Cette disposition part d’un constat simple : même si le législateur ne peut prévoir à l’avance toutes les situations, il faut pourtant leur apporter une réponse publique ; on l’a vu lors de récents événements. Les collectivités pourront donc, comme elles le souhaitaient, apporter des réponses innovantes à ces situations et initier des projets qui seront autant de « marqueurs » du territoire.
M. Jacques Gautier a eu tout à fait raison, il y a quelques instants, de rappeler très clairement les règles relatives au financement et l’opportunité que celui-ci représente encore pour les régions et les départements. Ce sujet a en effet été source de confusion et de nombreux contresens.
Sur cette question juridique compliquée, il faut être très précis. Michel Mercier a d’ailleurs déjà eu l’occasion, au cours des débats, de le rappeler, jamais le droit français, ni dans la loi ni dans la jurisprudence administrative, n’a consacré une « clause de compétence générale » qui s’apparenterait à la capacité conférée aux collectivités territoriales d’intervenir dans tous les domaines de compétences qu’elles souhaiteraient, indépendamment des compétences attribuées par le législateur à telle ou telle catégorie de collectivités territoriales.
Quel est l’état du droit aujourd’hui sur cette question ?
Tout d’abord, la Constitution est très claire.

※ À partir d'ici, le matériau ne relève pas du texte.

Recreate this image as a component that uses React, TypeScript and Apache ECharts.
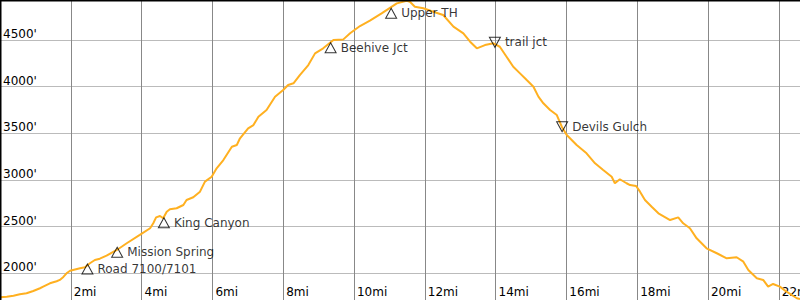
import React, { useEffect, useRef } from "react";
import * as echarts from "echarts";

// distance along trail (miles)
const miles = [0, 0.19, 0.38, 0.56, 0.75, 0.94, 1.13, 1.22, 1.41, 1.6, 1.69, 1.79, 1.88, 1.98, 2.26, 2.4, 2.54, 2.68, 2.82, 3.01, 3.3, 3.58, 3.95, 4.24, 4.33, 4.41, 4.52, 4.61, 4.71, 4.8, 4.99, 5.18, 5.27, 5.46, 5.65, 5.79, 5.98, 6.12, 6.31, 6.55, 6.69, 6.78, 7.01, 7.16, 7.3, 7.53, 7.77, 8.0, 8.14, 8.29, 8.47, 8.71, 8.9, 9.13, 9.42, 9.7, 9.89, 10.17, 10.45, 10.78, 10.92, 11.21, 11.49, 11.58, 11.72, 11.96, 12.24, 12.52, 12.81, 13.09, 13.28, 13.47, 13.7, 13.94, 14.12, 14.31, 14.5, 14.69, 14.88, 15.07, 15.21, 15.35, 15.54, 15.73, 15.87, 16.01, 16.29, 16.57, 16.81, 17.04, 17.28, 17.37, 17.51, 17.7, 17.8, 17.97, 18.08, 18.22, 18.41, 18.6, 18.93, 19.16, 19.3, 19.49, 19.68, 19.96, 20.25, 20.53, 20.81, 21.0, 21.14, 21.38, 21.56, 21.7, 21.84, 22.03, 22.22, 22.51, 22.6];

// elevation (feet)
const elevation = [1743, 1750, 1760, 1775, 1786, 1811, 1840, 1857, 1893, 1915, 1929, 1961, 2000, 2028, 2054, 2065, 2108, 2143, 2157, 2189, 2250, 2322, 2411, 2483, 2536, 2600, 2614, 2590, 2660, 2686, 2697, 2732, 2786, 2815, 2875, 2982, 3035, 3125, 3214, 3357, 3375, 3447, 3554, 3589, 3678, 3750, 3893, 3964, 4018, 4036, 4125, 4232, 4357, 4411, 4500, 4507, 4572, 4650, 4707, 4786, 4821, 4893, 4921, 4910, 4857, 4840, 4803, 4768, 4643, 4572, 4482, 4411, 4446, 4465, 4428, 4321, 4214, 4143, 4071, 4000, 3893, 3822, 3750, 3696, 3571, 3482, 3375, 3286, 3179, 3107, 3035, 2965, 3008, 2965, 2946, 2936, 2875, 2786, 2714, 2643, 2571, 2600, 2536, 2483, 2375, 2268, 2215, 2161, 2172, 2125, 2036, 1947, 1929, 1857, 1886, 1857, 1803, 1733, 1725];

// waypoints
const waypointNames = ["Road 7100/7101", "Mission Spring", "King Canyon", "Beehive Jct", "Upper TH", "trail jct", "Devils Gulch"];
const waypointMiles = [2.47, 3.31, 4.63, 9.34, 11.05, 13.98, 15.88];
const waypointElev = [2100, 2279, 2596, 4471, 4840, 4422, 3518];
const waypointDown = [false, false, false, false, false, true, true];

const FONT = "DejaVu Sans";

export default function App() {
  const ref = useRef<HTMLDivElement>(null);

  useEffect(() => {
    document.body.style.margin = "0";
    if (!ref.current) return;
    const chart = echarts.init(ref.current, null, { renderer: "svg" });

    const lineData = miles.map((m, i) => [m, elevation[i]]);
    const wpData = waypointNames.map((n, i) => ({
      name: n,
      value: [waypointMiles[i], waypointElev[i]],
      symbolRotate: waypointDown[i] ? 180 : 0,
      symbolOffset: waypointDown[i] ? [0, -5] : [0, 5],
    }));

    chart.setOption({
      animation: false,
      textStyle: { fontFamily: FONT },
      grid: {
        left: 0,
        right: 0,
        top: 0,
        bottom: 0,
        containLabel: false,
        outerBoundsMode: "none",
      },
      xAxis: {
        type: "value",
        min: 0,
        max: 22.6,
        interval: 2,
        axisLine: { show: false },
        axisTick: { show: false },
        axisLabel: {
          inside: true,
          showMinLabel: false,
          showMaxLabel: false,
          align: "left",
          margin: 2,
          padding: [0, 0, 0, 3],
          color: "#000",
          fontSize: 12,
          fontFamily: FONT,
          formatter: (v: number) => v + "mi",
        },
        splitLine: {
          show: true,
          showMinLine: false,
          showMaxLine: false,
          lineStyle: { color: "#888888", width: 1 },
        },
      },
      yAxis: {
        type: "value",
        min: 1714,
        max: 4929,
        splitNumber: 6,
        axisLine: { show: false },
        axisTick: { show: false },
        axisLabel: {
          inside: true,
          showMinLabel: false,
          showMaxLabel: false,
          verticalAlign: "bottom",
          margin: 3,
          color: "#000",
          fontSize: 12,
          fontFamily: FONT,
          formatter: (v: number) => v + "'",
        },
        splitLine: {
          show: true,
          showMinLine: false,
          showMaxLine: false,
          lineStyle: { color: "#bbbbbb", width: 1 },
        },
      },
      graphic: [
        { type: "line", shape: { x1: 0, y1: 0.75, x2: 800, y2: 0.75 }, style: { stroke: "#000", lineWidth: 1.5 }, z: 100 },
        { type: "line", shape: { x1: 0.75, y1: 0, x2: 0.75, y2: 300 }, style: { stroke: "#000", lineWidth: 1.5 }, z: 100 },
      ],
      series: [
        {
          type: "line",
          data: lineData,
          showSymbol: false,
          lineStyle: { color: "#FFB020", width: 2 },
          z: 3,
        },
        {
          type: "scatter",
          data: wpData,
          symbol: "triangle",
          symbolSize: [11, 10],
          itemStyle: { color: "rgba(0,0,0,0)", borderColor: "#000", borderWidth: 1 },
          label: {
            show: true,
            position: "right",
            distance: 4,
            formatter: "{b}",
            color: "#000",
            fontSize: 12,
            fontFamily: FONT,
          },
          z: 4,
        },
      ],
    });

    return () => {
      chart.dispose();
    };
  }, []);

  return <div ref={ref} style={{ width: 800, height: 300 }} />;
}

Elle confie au législateur national, c’est-à-dire à vous-mêmes, mesdames, messieurs les sénateurs, la responsabilité d’attribuer l’exercice des compétences aux différentes catégories de collectivités territoriales. L’article 34 de la Constitution dispose ainsi que « la loi détermine les principes fondamentaux […] de la libre administration des collectivités territoriales, de leurs compétences et de leurs ressources ».